What rings really cost, how much to spend, and how to pay without regret.

There is no rule that says an engagement ring must cost a certain number of months of salary — that figure was a marketing slogan, not financial advice. This section replaces it with real numbers: what you actually get at $1K, $3K, $5K and $10K, the current average spend, where every dollar goes between stone, setting and markup, and how financing options like jeweler cards, Affirm, Klarna and layaway truly compare once you do the total-cost math. The aim is a ring you can afford without regret.

Frequently asked about Budget & Financing

How much should an engagement ring cost?

There is no fixed rule — an engagement ring should cost whatever you can pay without going into harmful debt. The old "two or three months’ salary" guideline came from a 20th-century advertising campaign, not personal finance.

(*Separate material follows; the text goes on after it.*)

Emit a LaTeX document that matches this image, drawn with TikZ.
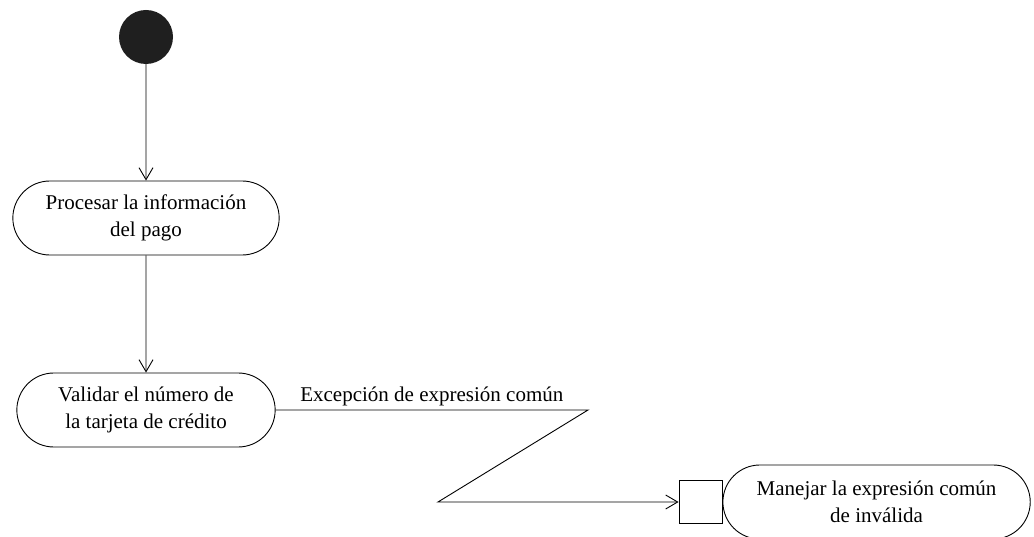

A sensible approach is to set a comfortable total budget first, then optimize the stone and setting within it; many buyers land between $3,000 and $6,000, but a beautiful ring is achievable for far less.

What is the average cost of an engagement ring in 2026?

Recent industry surveys put the average U.S. engagement-ring spend roughly in the $5,000–$6,000 range, though the figure varies widely by source and region and the median is lower than the average. Lab-grown diamonds have pulled the typical spend down, since buyers can get a visibly larger stone for the same money. Treat any single "average" as a loose benchmark, not a target.

Where does the money in a ring actually go?

In most rings the center stone accounts for the large majority of the cost — commonly 60–80% — with the setting, side stones and metal making up the rest. Retail markups vary sharply: traditional brick-and-mortar jewelers often carry higher margins than online retailers, which is why the same specifications can cost meaningfully less from a reputable online seller.

Will financing an engagement ring hurt my credit?

It can, in two ways. Applying usually triggers a hard credit inquiry that dips your score slightly, and carrying a new balance raises your credit utilization and debt-to-income ratio — which matters if you plan to apply for a mortgage soon. Deferred-interest "no interest if paid in full" plans are the biggest trap: miss the payoff date and interest is charged retroactively from day one.